[Charts and diagrams as code]
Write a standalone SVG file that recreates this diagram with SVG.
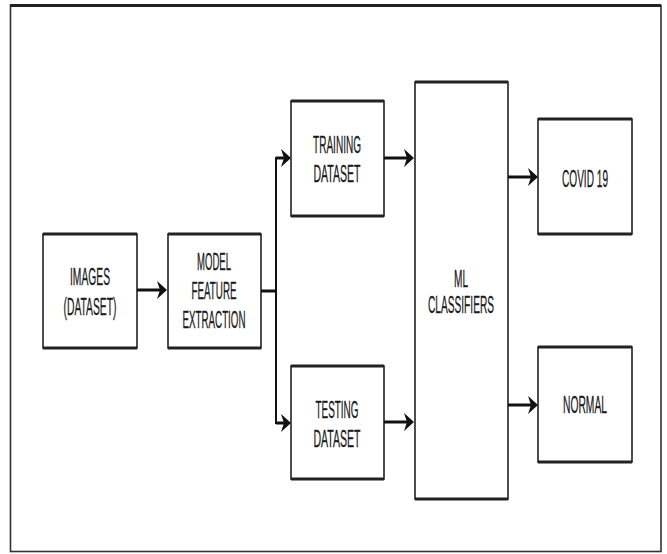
<svg xmlns="http://www.w3.org/2000/svg" xmlns:xlink="http://www.w3.org/1999/xlink" width="667" height="554" viewBox="0 0 667 554">
<defs>
<style>
.box{fill:#fff;stroke:#222;stroke-width:1.6}
.hz{stroke:#222;stroke-width:3;fill:none}
.ln{stroke:#111;fill:none}
.t{font-family:"Liberation Sans",Arial,sans-serif;font-size:23px;fill:#1a1a1a;text-anchor:middle;stroke:#1a1a1a;stroke-width:0.3}
</style>
<path id="ah" d="M0,0 L-10,-9 L-7,0 L-10,9 Z" fill="#111"/>
</defs>
<rect width="667" height="554" fill="#fff"/>
<g id="frame">
<rect x="10.5" y="5.5" width="650.5" height="546" fill="none" stroke="#333" stroke-width="1.6"/>
<line x1="10" y1="5.5" x2="661" y2="5.5" class="hz"/>
</g>
<g id="images">
<rect class="box" x="43" y="234" width="94" height="114"/>
<line class="hz" x1="43" y1="234" x2="137" y2="234"/><line class="hz" x1="43" y1="348" x2="137" y2="348"/>
<text class="t" x="90" y="285" textLength="40" lengthAdjust="spacingAndGlyphs">IMAGES</text>
<text class="t" x="90" y="315" textLength="53" lengthAdjust="spacingAndGlyphs">(DATASET)</text>
</g>
<g id="model">
<rect class="box" x="168" y="234" width="93" height="114"/>
<line class="hz" x1="168" y1="234" x2="261" y2="234"/><line class="hz" x1="168" y1="348" x2="261" y2="348"/>
<text class="t" x="214" y="270" textLength="34" lengthAdjust="spacingAndGlyphs">MODEL</text>
<text class="t" x="214" y="299" textLength="45" lengthAdjust="spacingAndGlyphs">FEATURE</text>
<text class="t" x="214" y="328" textLength="63" lengthAdjust="spacingAndGlyphs">EXTRACTION</text>
</g>
<g id="training">
<rect class="box" x="291" y="101" width="93" height="115"/>
<line class="hz" x1="291" y1="101" x2="384" y2="101"/><line class="hz" x1="291" y1="216" x2="384" y2="216"/>
<text class="t" x="337" y="153" textLength="48" lengthAdjust="spacingAndGlyphs">TRAINING</text>
<text class="t" x="337" y="182" textLength="47" lengthAdjust="spacingAndGlyphs">DATASET</text>
</g>
<g id="testing">
<rect class="box" x="291" y="366" width="93" height="113"/>
<line class="hz" x1="291" y1="366" x2="384" y2="366"/><line class="hz" x1="291" y1="479" x2="384" y2="479"/>
<text class="t" x="337" y="418" textLength="43" lengthAdjust="spacingAndGlyphs">TESTING</text>
<text class="t" x="337" y="447" textLength="47" lengthAdjust="spacingAndGlyphs">DATASET</text>
</g>
<g id="ml">
<rect class="box" x="415" y="82" width="93" height="417"/>
<line class="hz" x1="415" y1="82" x2="508" y2="82"/><line class="hz" x1="415" y1="499" x2="508" y2="499"/>
<text class="t" x="461" y="287" textLength="14" lengthAdjust="spacingAndGlyphs">ML</text>
<text class="t" x="461" y="313" textLength="66" lengthAdjust="spacingAndGlyphs">CLASSIFIERS</text>
</g>
<g id="covid">
<rect class="box" x="538" y="119" width="94" height="115"/>
<line class="hz" x1="538" y1="119" x2="632" y2="119"/><line class="hz" x1="538" y1="234" x2="632" y2="234"/>
<text class="t" x="585" y="187" textLength="46" lengthAdjust="spacingAndGlyphs">COVID 19</text>
</g>
<g id="normal">
<rect class="box" x="538" y="347" width="94" height="115"/>
<line class="hz" x1="538" y1="347" x2="632" y2="347"/><line class="hz" x1="538" y1="462" x2="632" y2="462"/>
<text class="t" x="585" y="413" textLength="44" lengthAdjust="spacingAndGlyphs">NORMAL</text>
</g>
<g id="connectors">
<line class="ln" stroke-width="3" x1="137" y1="290" x2="161" y2="290"/>
<use xlink:href="#ah" x="167" y="290"/>
<line class="ln" stroke-width="3" x1="261" y1="291" x2="276" y2="291"/>
<polyline class="ln" stroke-width="2" points="285,158 276,158 276,423 285,423"/>
<line class="ln" stroke-width="3" x1="276" y1="158" x2="285" y2="158"/>
<line class="ln" stroke-width="3" x1="276" y1="423" x2="285" y2="423"/>
<use xlink:href="#ah" x="291" y="158"/>
<use xlink:href="#ah" x="291" y="423"/>
<line class="ln" stroke-width="3" x1="384" y1="158" x2="408" y2="158"/>
<use xlink:href="#ah" x="414" y="158"/>
<line class="ln" stroke-width="3" x1="384" y1="422" x2="408" y2="422"/>
<use xlink:href="#ah" x="414" y="422"/>
<line class="ln" stroke-width="3" x1="508" y1="177" x2="532" y2="177"/>
<use xlink:href="#ah" x="538" y="177"/>
<line class="ln" stroke-width="3" x1="508" y1="405" x2="532" y2="405"/>
<use xlink:href="#ah" x="538" y="405"/>
</g>
</svg>
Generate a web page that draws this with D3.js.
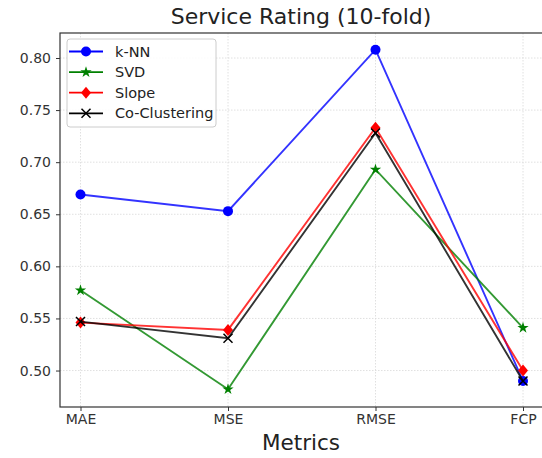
<html>
<head>
  <script src="https://d3js.org/d3.v7.min.js"></script>
  <meta charset="utf-8">
  <title>Service Rating</title>
<style>
body { margin: 0; background: #fff; }
svg { font-family: "DejaVu Sans", sans-serif; }
.grid line { stroke: #d8d8d8; stroke-dasharray: 1.5,1.5; stroke-width: 0.8; }
.axis path, .axis line { stroke: #333; }
</style>
</head>
<body>
<script>
var metrics = ['MAE', 'MSE', 'RMSE', 'FCP'];
var knn = [0.669, 0.653, 0.808, 0.490];
var svd = [0.577, 0.482, 0.693, 0.541];
var slope = [0.546, 0.539, 0.733, 0.500];
var coClustering = [0.547, 0.531, 0.728, 0.490];
var yTicks = [0.50, 0.55, 0.60, 0.65, 0.70, 0.75, 0.80];

var series = [
  {name: 'k-NN', values: knn, color: '#0000ff', marker: 'circle'},
  {name: 'SVD', values: svd, color: '#008000', marker: 'star'},
  {name: 'Slope', values: slope, color: '#ff0000', marker: 'diamond'},
  {name: 'Co-Clustering', values: coClustering, color: '#000000', marker: 'x'}
];

var width = 542;
var height = 458;
var plotLeft = 60, plotRight = 543, plotTop = 33, plotBottom = 407;

var svg = d3.select('body').append('svg')
  .attr('width', width)
  .attr('height', height);

var x = d3.scalePoint()
  .domain(metrics)
  .range([80.5, 523]);

var y = d3.scaleLinear()
  .domain([0.465, 0.824])
  .range([plotBottom, plotTop]);

// grid
var grid = svg.append('g').attr('class', 'grid');
grid.selectAll('.gy').data(yTicks).enter().append('line')
  .attr('x1', plotLeft).attr('x2', plotRight)
  .attr('y1', function(d) { return y(d); })
  .attr('y2', function(d) { return y(d); });
grid.selectAll('.gx').data(metrics).enter().append('line')
  .attr('y1', plotTop).attr('y2', plotBottom)
  .attr('x1', function(d) { return x(d); })
  .attr('x2', function(d) { return x(d); });

// frame
svg.append('rect')
  .attr('x', plotLeft).attr('y', plotTop)
  .attr('width', plotRight - plotLeft).attr('height', plotBottom - plotTop)
  .attr('fill', 'none').attr('stroke', '#333').attr('stroke-width', 1.2);

function styleAxis(g) {
  g.select('.domain').remove();
  g.attr('font-size', 14).attr('font-family', '"DejaVu Sans", sans-serif');
  g.selectAll('text').attr('fill', '#333');
}

svg.append('g').attr('class', 'axis')
  .attr('transform', 'translate(0,' + plotBottom + ')')
  .call(d3.axisBottom(x).tickSize(4).tickPadding(3))
  .call(styleAxis);

svg.append('g').attr('class', 'axis')
  .attr('transform', 'translate(' + plotLeft + ',0)')
  .call(d3.axisLeft(y).tickValues(yTicks).tickFormat(d3.format('.2f')).tickSize(4).tickPadding(5))
  .call(styleAxis);

var line = d3.line()
  .x(function(d, i) { return x(metrics[i]); })
  .y(function(d) { return y(d); });

function drawMarker(g, type, color, cx, cy) {
  if (type === 'circle') {
    g.append('circle').attr('cx', cx).attr('cy', cy).attr('r', 5).attr('fill', color);
  } else if (type === 'star') {
    g.append('path').attr('d', d3.symbol().type(d3.symbolStar).size(40)())
      .attr('transform', 'translate(' + cx + ',' + cy + ')').attr('fill', color);
  } else if (type === 'diamond') {
    g.append('path').attr('d', 'M0,-6L5,0L0,6L-5,0Z')
      .attr('transform', 'translate(' + cx + ',' + cy + ')').attr('fill', color);
  } else {
    g.append('path').attr('d', 'M-4.5,-4.5L4.5,4.5M-4.5,4.5L4.5,-4.5')
      .attr('transform', 'translate(' + cx + ',' + cy + ')')
      .attr('stroke', color).attr('stroke-width', 1.5).attr('fill', 'none');
  }
}

series.forEach(function(s) {
  var g = svg.append('g');
  g.append('path').datum(s.values)
    .attr('d', line)
    .attr('fill', 'none')
    .attr('stroke', s.color)
    .attr('stroke-width', 1.9)
    .attr('opacity', 0.8);
  s.values.forEach(function(v, i) {
    drawMarker(g, s.marker, s.color, x(metrics[i]), y(v));
  });
});

// legend
var legend = svg.append('g').attr('transform', 'translate(67,39)');
legend.append('rect')
  .attr('width', 149).attr('height', 88).attr('rx', 3)
  .attr('fill', '#fff').attr('fill-opacity', 0.85)
  .attr('stroke', '#ccc');
series.forEach(function(s, i) {
  var ly = 12.5 + i * 20.6;
  legend.append('line')
    .attr('x1', 2).attr('x2', 36).attr('y1', ly).attr('y2', ly)
    .attr('stroke', s.color).attr('stroke-width', 1.8);
  drawMarker(legend, s.marker, s.color, 19, ly);
  legend.append('text')
    .attr('x', 48).attr('y', ly + 5)
    .attr('font-size', '14.5px').attr('fill', '#222')
    .text(s.name);
});

svg.append('text')
  .attr('x', 301).attr('y', 24)
  .attr('text-anchor', 'middle')
  .attr('font-size', '22px').attr('fill', '#222')
  .text('Service Rating (10-fold)');

svg.append('text')
  .attr('x', 301).attr('y', 450)
  .attr('text-anchor', 'middle')
  .attr('font-size', '21.5px').attr('fill', '#222')
  .text('Metrics');
</script>
</body>
</html>
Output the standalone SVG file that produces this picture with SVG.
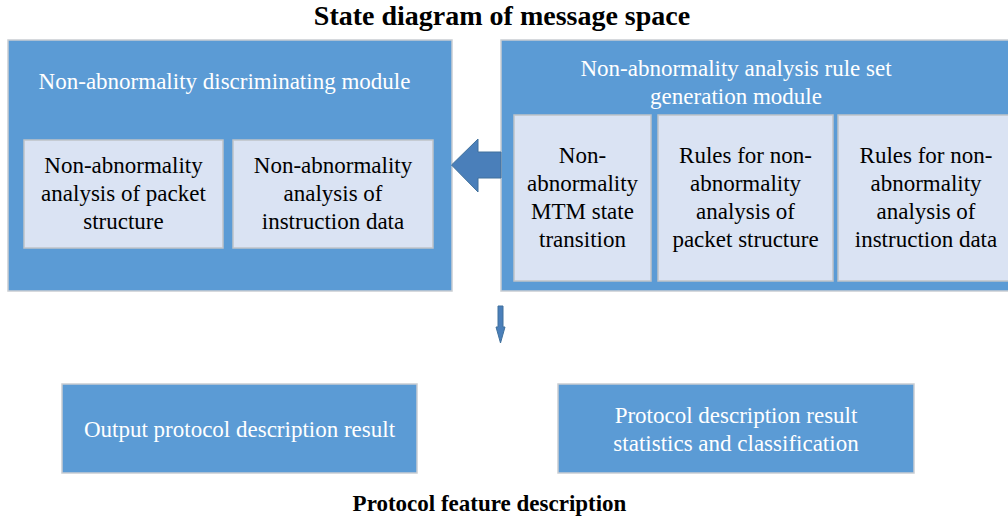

OBJECTIVE:
Look above for every line with the word "that" and copy it.

CORRECT OUTPUT:
Write a standalone SVG file that recreates this diagram with SVG.
Generate a web page that draws this with D3.js.
Output the standalone SVG file that produces this picture with SVG.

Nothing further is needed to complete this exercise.